10. Quick QA checklist before you lock the networking segment
- The networking objective is written in one sentence.
- The breakout structure, room size, and rotation rule are all fixed.
- Each room has a host or named owner.
- Each round has a prompt and a return-to-main-stage cue.
- Sponsor touchpoints are designed into the flow instead of interrupting it.
- Fallback rules are approved for low turnout, silence, delays, and room failure.
- The follow-up path is assigned before show day.
If you need one team to scope the networking structure, moderation plan, breakout timing, sponsor touchpoints, and live fallback rules together, explore our virtual events Singapore service.
Frequently asked questions
How many people should be in a virtual networking breakout room?
For most corporate events, 4 to 6 people per room is the safest range. It gives attendees enough variety without making introductions too slow or leaving quieter guests invisible.
How long should each networking round last?
Most virtual networking rounds work best at 8 to 12 minutes. That is enough time for introductions and one useful prompt without letting the room drift.
Do virtual networking sessions need moderators in every room?
For structured corporate events, yes. A host or table captain helps restart conversation, keeps one voice from dominating, and gives the organiser one point of control per room.
How should sponsors appear inside a virtual networking event?
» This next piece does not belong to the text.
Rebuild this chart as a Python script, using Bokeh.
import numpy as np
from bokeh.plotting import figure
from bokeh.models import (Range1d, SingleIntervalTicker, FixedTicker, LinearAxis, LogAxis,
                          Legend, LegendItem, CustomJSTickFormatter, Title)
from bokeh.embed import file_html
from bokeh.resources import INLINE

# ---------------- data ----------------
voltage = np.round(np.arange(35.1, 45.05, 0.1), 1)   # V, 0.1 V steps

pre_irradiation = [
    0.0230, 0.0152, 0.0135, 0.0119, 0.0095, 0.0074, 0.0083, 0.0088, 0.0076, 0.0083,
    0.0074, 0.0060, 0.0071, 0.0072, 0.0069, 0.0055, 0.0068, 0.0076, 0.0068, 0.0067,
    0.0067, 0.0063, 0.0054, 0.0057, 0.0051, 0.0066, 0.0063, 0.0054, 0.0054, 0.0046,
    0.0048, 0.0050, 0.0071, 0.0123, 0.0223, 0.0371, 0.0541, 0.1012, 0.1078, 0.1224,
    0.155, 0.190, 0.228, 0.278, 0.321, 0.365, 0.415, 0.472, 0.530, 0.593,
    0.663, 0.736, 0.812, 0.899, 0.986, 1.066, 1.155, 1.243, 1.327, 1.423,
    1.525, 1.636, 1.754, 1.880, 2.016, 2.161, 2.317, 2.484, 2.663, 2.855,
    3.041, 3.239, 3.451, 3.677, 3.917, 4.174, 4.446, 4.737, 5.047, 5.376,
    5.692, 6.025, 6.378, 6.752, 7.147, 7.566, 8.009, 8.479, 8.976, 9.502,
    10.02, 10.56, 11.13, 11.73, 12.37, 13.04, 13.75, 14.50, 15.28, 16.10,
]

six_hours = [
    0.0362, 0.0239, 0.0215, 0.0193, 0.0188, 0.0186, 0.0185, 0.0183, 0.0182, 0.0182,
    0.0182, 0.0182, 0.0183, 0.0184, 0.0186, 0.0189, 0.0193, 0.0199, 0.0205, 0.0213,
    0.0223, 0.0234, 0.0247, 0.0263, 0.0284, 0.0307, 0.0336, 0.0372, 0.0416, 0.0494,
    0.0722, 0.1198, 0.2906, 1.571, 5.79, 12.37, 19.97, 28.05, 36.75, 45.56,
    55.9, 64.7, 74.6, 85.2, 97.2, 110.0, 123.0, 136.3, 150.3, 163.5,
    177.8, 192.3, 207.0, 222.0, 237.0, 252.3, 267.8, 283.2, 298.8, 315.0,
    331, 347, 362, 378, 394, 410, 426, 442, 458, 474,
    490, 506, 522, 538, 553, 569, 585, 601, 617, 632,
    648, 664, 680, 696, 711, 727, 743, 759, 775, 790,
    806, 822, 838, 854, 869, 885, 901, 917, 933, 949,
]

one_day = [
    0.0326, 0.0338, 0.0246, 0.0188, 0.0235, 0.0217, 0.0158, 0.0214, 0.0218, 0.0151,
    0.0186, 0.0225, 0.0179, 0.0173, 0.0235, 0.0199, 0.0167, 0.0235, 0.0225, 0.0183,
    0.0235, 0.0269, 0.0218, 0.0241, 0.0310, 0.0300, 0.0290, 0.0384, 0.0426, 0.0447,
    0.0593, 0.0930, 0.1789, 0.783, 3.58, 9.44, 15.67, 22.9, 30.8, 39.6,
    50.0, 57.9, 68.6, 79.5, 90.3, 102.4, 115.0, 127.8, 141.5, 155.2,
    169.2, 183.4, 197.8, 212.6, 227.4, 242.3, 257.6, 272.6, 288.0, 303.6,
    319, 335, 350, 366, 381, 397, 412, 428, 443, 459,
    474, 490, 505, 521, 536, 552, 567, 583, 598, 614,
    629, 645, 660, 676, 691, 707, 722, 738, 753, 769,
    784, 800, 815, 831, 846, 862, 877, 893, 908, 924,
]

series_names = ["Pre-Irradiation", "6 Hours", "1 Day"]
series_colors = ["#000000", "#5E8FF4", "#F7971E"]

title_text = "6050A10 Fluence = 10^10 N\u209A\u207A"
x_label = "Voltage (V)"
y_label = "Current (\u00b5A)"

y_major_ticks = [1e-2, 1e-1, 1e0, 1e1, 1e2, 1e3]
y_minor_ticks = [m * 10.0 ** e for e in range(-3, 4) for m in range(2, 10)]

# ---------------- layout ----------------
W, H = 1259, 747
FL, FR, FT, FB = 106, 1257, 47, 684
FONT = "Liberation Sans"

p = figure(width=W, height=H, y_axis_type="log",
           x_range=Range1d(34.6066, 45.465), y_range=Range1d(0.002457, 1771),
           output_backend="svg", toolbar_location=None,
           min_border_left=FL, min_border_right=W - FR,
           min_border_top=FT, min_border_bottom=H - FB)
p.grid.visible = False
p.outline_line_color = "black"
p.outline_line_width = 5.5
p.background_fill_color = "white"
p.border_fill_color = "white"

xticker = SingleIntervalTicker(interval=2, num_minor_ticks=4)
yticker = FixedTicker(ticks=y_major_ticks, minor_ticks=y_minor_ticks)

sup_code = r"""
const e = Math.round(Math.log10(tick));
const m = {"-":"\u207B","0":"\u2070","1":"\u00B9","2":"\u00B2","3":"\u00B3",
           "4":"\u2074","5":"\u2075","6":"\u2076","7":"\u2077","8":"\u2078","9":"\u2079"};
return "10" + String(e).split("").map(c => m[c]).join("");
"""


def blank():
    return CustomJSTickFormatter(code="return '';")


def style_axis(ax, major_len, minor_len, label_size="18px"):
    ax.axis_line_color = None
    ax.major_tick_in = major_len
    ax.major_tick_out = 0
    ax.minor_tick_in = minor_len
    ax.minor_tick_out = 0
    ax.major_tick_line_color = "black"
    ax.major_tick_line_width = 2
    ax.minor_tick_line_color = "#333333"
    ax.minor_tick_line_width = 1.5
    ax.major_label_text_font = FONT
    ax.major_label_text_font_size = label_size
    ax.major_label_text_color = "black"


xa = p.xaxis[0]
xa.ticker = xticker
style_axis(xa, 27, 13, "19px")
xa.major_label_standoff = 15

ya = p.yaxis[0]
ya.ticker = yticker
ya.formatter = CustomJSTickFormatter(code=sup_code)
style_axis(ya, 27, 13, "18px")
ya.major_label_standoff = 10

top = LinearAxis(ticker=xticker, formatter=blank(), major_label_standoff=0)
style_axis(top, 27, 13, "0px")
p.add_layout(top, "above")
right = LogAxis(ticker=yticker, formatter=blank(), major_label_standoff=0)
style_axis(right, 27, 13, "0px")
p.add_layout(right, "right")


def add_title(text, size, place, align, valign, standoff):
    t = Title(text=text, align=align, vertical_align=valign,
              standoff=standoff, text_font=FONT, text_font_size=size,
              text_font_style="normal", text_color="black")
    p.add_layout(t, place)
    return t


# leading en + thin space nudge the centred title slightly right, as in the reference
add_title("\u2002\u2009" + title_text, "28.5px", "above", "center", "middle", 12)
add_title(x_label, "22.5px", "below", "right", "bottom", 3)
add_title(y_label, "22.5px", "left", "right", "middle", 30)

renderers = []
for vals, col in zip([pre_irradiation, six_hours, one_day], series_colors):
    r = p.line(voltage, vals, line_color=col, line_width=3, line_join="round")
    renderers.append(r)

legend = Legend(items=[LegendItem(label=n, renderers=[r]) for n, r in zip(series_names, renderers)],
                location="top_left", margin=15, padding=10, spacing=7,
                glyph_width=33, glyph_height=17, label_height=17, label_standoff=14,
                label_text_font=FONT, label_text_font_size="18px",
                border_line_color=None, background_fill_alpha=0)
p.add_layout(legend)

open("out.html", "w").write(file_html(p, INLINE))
Sponsors usually perform better as hosted topic tables or clearly timed discussion points than as long sales presentations. The touchpoint should feel useful to attendees, not like an interruption.
What should happen after the networking session ends?
The organiser should already know whether the next step is a recap email, sponsor follow-up, contact opt-in, host summary, or internal action list. Without that step, useful conversations are easy to lose.